* BEGIN *

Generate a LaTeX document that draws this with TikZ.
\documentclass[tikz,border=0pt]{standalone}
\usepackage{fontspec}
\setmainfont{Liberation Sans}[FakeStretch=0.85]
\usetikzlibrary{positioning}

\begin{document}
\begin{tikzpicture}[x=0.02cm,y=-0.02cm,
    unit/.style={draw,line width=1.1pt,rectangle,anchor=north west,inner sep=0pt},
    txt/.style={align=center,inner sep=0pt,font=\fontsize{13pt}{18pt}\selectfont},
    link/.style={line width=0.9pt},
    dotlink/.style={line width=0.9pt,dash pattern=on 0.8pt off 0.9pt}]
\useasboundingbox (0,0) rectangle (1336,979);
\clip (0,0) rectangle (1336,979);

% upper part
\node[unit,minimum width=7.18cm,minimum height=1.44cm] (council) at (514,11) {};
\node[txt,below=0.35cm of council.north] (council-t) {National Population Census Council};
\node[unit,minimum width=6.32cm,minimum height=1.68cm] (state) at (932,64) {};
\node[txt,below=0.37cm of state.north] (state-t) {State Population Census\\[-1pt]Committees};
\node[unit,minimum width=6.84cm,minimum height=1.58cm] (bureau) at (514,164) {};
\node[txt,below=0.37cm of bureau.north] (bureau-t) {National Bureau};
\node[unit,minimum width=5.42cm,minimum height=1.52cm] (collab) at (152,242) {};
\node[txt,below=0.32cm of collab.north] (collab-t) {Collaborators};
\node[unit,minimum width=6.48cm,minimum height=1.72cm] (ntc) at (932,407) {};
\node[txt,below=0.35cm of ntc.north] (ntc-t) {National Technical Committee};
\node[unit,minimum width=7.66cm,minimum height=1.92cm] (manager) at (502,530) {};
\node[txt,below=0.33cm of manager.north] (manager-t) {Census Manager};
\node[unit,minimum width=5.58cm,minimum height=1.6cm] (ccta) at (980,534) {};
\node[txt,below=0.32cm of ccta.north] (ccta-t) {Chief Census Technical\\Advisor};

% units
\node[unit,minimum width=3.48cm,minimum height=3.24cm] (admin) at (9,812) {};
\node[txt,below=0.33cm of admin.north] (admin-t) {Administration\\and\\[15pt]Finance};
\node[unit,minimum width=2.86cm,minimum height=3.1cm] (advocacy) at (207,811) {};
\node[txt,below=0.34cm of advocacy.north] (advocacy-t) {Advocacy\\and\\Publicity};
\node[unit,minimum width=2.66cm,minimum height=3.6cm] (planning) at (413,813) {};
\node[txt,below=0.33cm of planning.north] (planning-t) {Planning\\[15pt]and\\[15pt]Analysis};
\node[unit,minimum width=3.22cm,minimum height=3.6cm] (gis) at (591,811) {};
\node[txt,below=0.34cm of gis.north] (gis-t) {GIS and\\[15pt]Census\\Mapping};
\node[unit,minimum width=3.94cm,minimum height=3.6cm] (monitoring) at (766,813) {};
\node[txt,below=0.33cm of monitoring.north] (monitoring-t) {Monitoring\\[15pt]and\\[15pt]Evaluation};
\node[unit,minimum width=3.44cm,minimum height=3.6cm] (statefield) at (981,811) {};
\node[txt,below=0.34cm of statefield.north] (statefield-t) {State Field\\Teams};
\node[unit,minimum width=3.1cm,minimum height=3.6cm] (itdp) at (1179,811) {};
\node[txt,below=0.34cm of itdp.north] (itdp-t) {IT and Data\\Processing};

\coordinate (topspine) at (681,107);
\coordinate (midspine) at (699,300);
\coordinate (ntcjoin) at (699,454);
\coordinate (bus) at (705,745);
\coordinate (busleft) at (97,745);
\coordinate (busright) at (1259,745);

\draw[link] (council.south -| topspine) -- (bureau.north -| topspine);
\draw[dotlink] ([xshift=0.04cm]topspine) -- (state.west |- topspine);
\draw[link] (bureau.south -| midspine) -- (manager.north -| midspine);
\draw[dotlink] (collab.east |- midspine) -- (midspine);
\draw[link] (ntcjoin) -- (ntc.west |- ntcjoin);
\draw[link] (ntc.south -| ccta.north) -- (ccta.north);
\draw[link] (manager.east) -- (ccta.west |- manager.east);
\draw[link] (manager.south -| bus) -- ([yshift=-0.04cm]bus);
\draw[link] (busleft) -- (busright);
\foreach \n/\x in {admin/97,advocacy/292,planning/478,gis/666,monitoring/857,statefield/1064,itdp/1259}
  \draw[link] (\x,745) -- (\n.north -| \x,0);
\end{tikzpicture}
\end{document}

* END *

Reproduce all data above, unchanged.

Generate a LaTeX document that draws this with TikZ.
\documentclass[tikz,border=0pt]{standalone}
\usepackage{fontspec}
\setmainfont{Liberation Sans}[FakeStretch=0.85]
\usetikzlibrary{positioning}

\begin{document}
\begin{tikzpicture}[x=0.02cm,y=-0.02cm,
    unit/.style={draw,line width=1.1pt,rectangle,anchor=north west,inner sep=0pt},
    txt/.style={align=center,inner sep=0pt,font=\fontsize{13pt}{18pt}\selectfont},
    link/.style={line width=0.9pt},
    dotlink/.style={line width=0.9pt,dash pattern=on 0.8pt off 0.9pt}]
\useasboundingbox (0,0) rectangle (1336,979);
\clip (0,0) rectangle (1336,979);

% upper part
\node[unit,minimum width=7.18cm,minimum height=1.44cm] (council) at (514,11) {};
\node[txt,below=0.35cm of council.north] (council-t) {National Population Census Council};
\node[unit,minimum width=6.32cm,minimum height=1.68cm] (state) at (932,64) {};
\node[txt,below=0.37cm of state.north] (state-t) {State Population Census\\[-1pt]Committees};
\node[unit,minimum width=6.84cm,minimum height=1.58cm] (bureau) at (514,164) {};
\node[txt,below=0.37cm of bureau.north] (bureau-t) {National Bureau};
\node[unit,minimum width=5.42cm,minimum height=1.52cm] (collab) at (152,242) {};
\node[txt,below=0.32cm of collab.north] (collab-t) {Collaborators};
\node[unit,minimum width=6.48cm,minimum height=1.72cm] (ntc) at (932,407) {};
\node[txt,below=0.35cm of ntc.north] (ntc-t) {National Technical Committee};
\node[unit,minimum width=7.66cm,minimum height=1.92cm] (manager) at (502,530) {};
\node[txt,below=0.33cm of manager.north] (manager-t) {Census Manager};
\node[unit,minimum width=5.58cm,minimum height=1.6cm] (ccta) at (980,534) {};
\node[txt,below=0.32cm of ccta.north] (ccta-t) {Chief Census Technical\\Advisor};

% units
\node[unit,minimum width=3.48cm,minimum height=3.24cm] (admin) at (9,812) {};
\node[txt,below=0.33cm of admin.north] (admin-t) {Administration\\and\\[15pt]Finance};
\node[unit,minimum width=2.86cm,minimum height=3.1cm] (advocacy) at (207,811) {};
\node[txt,below=0.34cm of advocacy.north] (advocacy-t) {Advocacy\\and\\Publicity};
\node[unit,minimum width=2.66cm,minimum height=3.6cm] (planning) at (413,813) {};
\node[txt,below=0.33cm of planning.north] (planning-t) {Planning\\[15pt]and\\[15pt]Analysis};
\node[unit,minimum width=3.22cm,minimum height=3.6cm] (gis) at (591,811) {};
\node[txt,below=0.34cm of gis.north] (gis-t) {GIS and\\[15pt]Census\\Mapping};
\node[unit,minimum width=3.94cm,minimum height=3.6cm] (monitoring) at (766,813) {};
\node[txt,below=0.33cm of monitoring.north] (monitoring-t) {Monitoring\\[15pt]and\\[15pt]Evaluation};
\node[unit,minimum width=3.44cm,minimum height=3.6cm] (statefield) at (981,811) {};
\node[txt,below=0.34cm of statefield.north] (statefield-t) {State Field\\Teams};
\node[unit,minimum width=3.1cm,minimum height=3.6cm] (itdp) at (1179,811) {};
\node[txt,below=0.34cm of itdp.north] (itdp-t) {IT and Data\\Processing};

\coordinate (topspine) at (681,107);
\coordinate (midspine) at (699,300);
\coordinate (ntcjoin) at (699,454);
\coordinate (bus) at (705,745);
\coordinate (busleft) at (97,745);
\coordinate (busright) at (1259,745);

\draw[link] (council.south -| topspine) -- (bureau.north -| topspine);
\draw[dotlink] ([xshift=0.04cm]topspine) -- (state.west |- topspine);
\draw[link] (bureau.south -| midspine) -- (manager.north -| midspine);
\draw[dotlink] (collab.east |- midspine) -- (midspine);
\draw[link] (ntcjoin) -- (ntc.west |- ntcjoin);
\draw[link] (ntc.south -| ccta.north) -- (ccta.north);
\draw[link] (manager.east) -- (ccta.west |- manager.east);
\draw[link] (manager.south -| bus) -- ([yshift=-0.04cm]bus);
\draw[link] (busleft) -- (busright);
\foreach \n/\x in {admin/97,advocacy/292,planning/478,gis/666,monitoring/857,statefield/1064,itdp/1259}
  \draw[link] (\x,745) -- (\n.north -| \x,0);
\end{tikzpicture}
\end{document}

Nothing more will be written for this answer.